The sky has turned brighter. There is a glorious rainbow that beckons those with the spirit of adventure. And there are rich findings at the end of that rainbow.

To the young and the not too old, I say, look at the horizon, find that rainbow, go ride It.

Not all will be rich; quite a few will find a vein of gold; but all who pursue that rainbow will have a joyous and exhilarating ride and some profit.

East Asia is where the action is for the next 20-30 years. Poor, backward, peasant communities in China, Vietnam, and the rest of ASEAN, are going to become middle class industrial societies like Korea, Talwan, Hong Kong and Singapore.
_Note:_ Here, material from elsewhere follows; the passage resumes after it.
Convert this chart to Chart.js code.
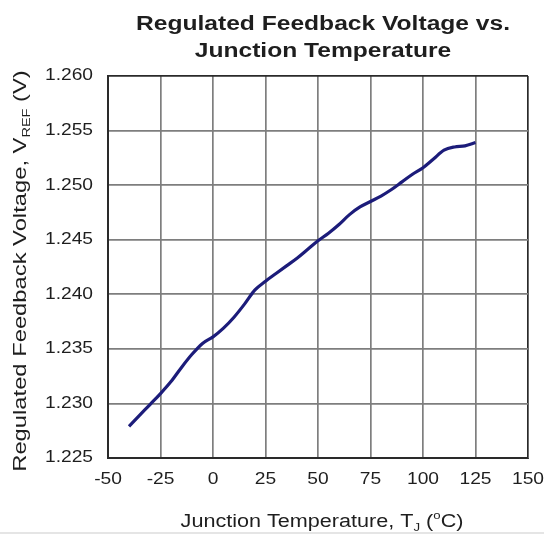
<!DOCTYPE html>
<html>
<head>
<meta charset="utf-8">
<script src="https://cdn.jsdelivr.net/npm/chart.js@4.4.1/dist/chart.umd.min.js"></script>
<style>
  html, body { margin: 0; padding: 0; background: #fff; }
  #wrap { width: 544px; height: 536px; }
</style>
</head>
<body>
<div id="wrap"><canvas id="vrefChart" width="544" height="536"></canvas></div>
<script>
// Junction temperature (degC) and measured feedback voltage (V)
const tempC = [-40, -35, -30, -25, -20, -15, -10, -5, 0, 5, 10, 15, 20, 25, 30, 35, 40, 45, 50, 55,
               60, 65, 70, 75, 80, 85, 90, 95, 100, 105, 110, 115, 120, 125];
const vref = [1.2279, 1.2289, 1.2299, 1.2309, 1.2320, 1.2333, 1.2345, 1.2355, 1.2361, 1.2369,
              1.2379, 1.2391, 1.2404, 1.2412, 1.2419, 1.2426, 1.2433, 1.2441, 1.2449, 1.2456,
              1.2464, 1.2473, 1.2480, 1.2485, 1.2490, 1.2496, 1.2503, 1.2510, 1.2516, 1.2524,
              1.2532, 1.2535, 1.2536, 1.2539];

const xTicks = [-50, -25, 0, 25, 50, 75, 100, 125, 150];
const yTicks = [1.225, 1.230, 1.235, 1.240, 1.245, 1.250, 1.255, 1.260];

const FONT = 'Arial, "Liberation Sans", sans-serif';
const textColor = '#1e1e1e';
const WIDEN = 1.2;   // labels are set a little wide

// draw a run of text pieces (normal / sub / sup) centred on x, stretched by sx
function drawRich(ctx, parts, x, y, size, sx) {
  const widths = parts.map(p => {
    ctx.font = (p.kind ? Math.round(size * 0.62) : size) + 'px ' + FONT;
    return ctx.measureText(p.text).width;
  });
  const total = widths.reduce((a, b) => a + b, 0);
  ctx.save();
  ctx.translate(x, y);
  ctx.scale(sx, 1);
  let cx = -total / 2;
  parts.forEach((p, i) => {
    ctx.font = (p.kind ? Math.round(size * 0.62) : size) + 'px ' + FONT;
    const dy = p.kind === 'sub' ? size * 0.22 : p.kind === 'sup' ? -size * 0.42 : 0;
    ctx.fillText(p.text, cx, dy);
    cx += widths[i];
  });
  ctx.restore();
}

function wideText(ctx, text, x, y, sx, align) {
  ctx.save();
  ctx.translate(x, y);
  ctx.scale(sx, 1);
  ctx.textAlign = align;
  ctx.fillText(text, 0, 0);
  ctx.restore();
}

const labelsPlugin = {
  id: 'labels',
  afterDraw(chart) {
    const ctx = chart.ctx;
    const area = chart.chartArea;
    const xs = chart.scales.x, ys = chart.scales.y;
    ctx.save();
    ctx.fillStyle = textColor;

    // heading
    ctx.textBaseline = 'alphabetic';
    ctx.font = 'bold 20px ' + FONT;
    wideText(ctx, 'Regulated Feedback Voltage vs.', 323, 30, 1.23, 'center');
    wideText(ctx, 'Junction Temperature', 323, 57, 1.23, 'center');

    // tick labels
    ctx.font = '16px ' + FONT;
    ctx.textBaseline = 'middle';
    xTicks.forEach(v => wideText(ctx, String(v), xs.getPixelForValue(v), 480, WIDEN, 'center'));
    yTicks.forEach(v => wideText(ctx, v.toFixed(3), 93, ys.getPixelForValue(v), WIDEN, 'right'));

    // axis titles
    ctx.textBaseline = 'alphabetic';
    ctx.textAlign = 'left';
    drawRich(ctx, [
      { text: 'Junction Temperature, T' },
      { text: 'J', kind: 'sub' },
      { text: ' (' },
      { text: 'o', kind: 'sup' },
      { text: 'C)' }
    ], 322, 527, 18, WIDEN);

    ctx.save();
    ctx.translate(26, 271);
    ctx.rotate(-Math.PI / 2);
    drawRich(ctx, [
      { text: 'Regulated Feedback Voltage, V' },
      { text: 'REF', kind: 'sub' },
      { text: ' (V)' }
    ], 0, 0, 18, 1.32);
    ctx.restore();

    // thin rule along the bottom edge
    ctx.strokeStyle = '#dcdcdc';
    ctx.lineWidth = 1.5;
    ctx.beginPath();
    ctx.moveTo(0, 533);
    ctx.lineTo(544, 533);
    ctx.stroke();
    ctx.restore();
  }
};

function edgeColor(ctx) {
  const n = ctx.scale.ticks.length;
  return (ctx.index === 0 || ctx.index === n - 1) ? '#2a2a2a' : '#7e7e7e';
}

new Chart(document.getElementById('vrefChart'), {
  type: 'line',
  data: {
    datasets: [{
      data: tempC.map((t, i) => ({ x: t, y: vref[i] })),
      borderColor: '#1c1c7a',
      borderWidth: 3.2,
      pointRadius: 0,
      tension: 0.4,
      cubicInterpolationMode: 'monotone',
      fill: false
    }]
  },
  options: {
    responsive: false,
    animation: false,
    layout: { padding: { top: 76, right: 16, left: 0, bottom: 0 } },
    plugins: {
      legend: { display: false },
      tooltip: { enabled: false },
      title: { display: false }
    },
    scales: {
      x: {
        type: 'linear',
        min: -50,
        max: 150,
        afterBuildTicks: s => { s.ticks = xTicks.map(v => ({ value: v })); },
        afterFit: s => { s.height = 78; },
        ticks: { display: false },
        grid: { color: edgeColor, lineWidth: 1.7, tickLength: 0 },
        border: { color: '#2a2a2a', width: 2 }
      },
      y: {
        type: 'linear',
        min: 1.225,
        max: 1.260,
        afterBuildTicks: s => { s.ticks = yTicks.map(v => ({ value: v })); },
        afterFit: s => { s.width = 108; },
        ticks: { display: false },
        grid: { color: edgeColor, lineWidth: 1.7, tickLength: 0 },
        border: { color: '#2a2a2a', width: 2 }
      }
    }
  },
  plugins: [labelsPlugin]
});
</script>
</body>
</html>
What Singapore has experienced in the last 30 years, tens of cities along the coasts and rivers of China, Vietnam and Southeast Asia are going to. Singapore’s experience, Singaporeans’ knowledge of the stages of economic growth and our ability to anticipate these stages, are valuable assets that Singaporeans can use to help these countries to develop, and to mutual advantage. During this transformation the opportunities to enterprising and resourceful Singaporeans are boundless. Our present is better than our past.

But, believe me, the best is yet to be.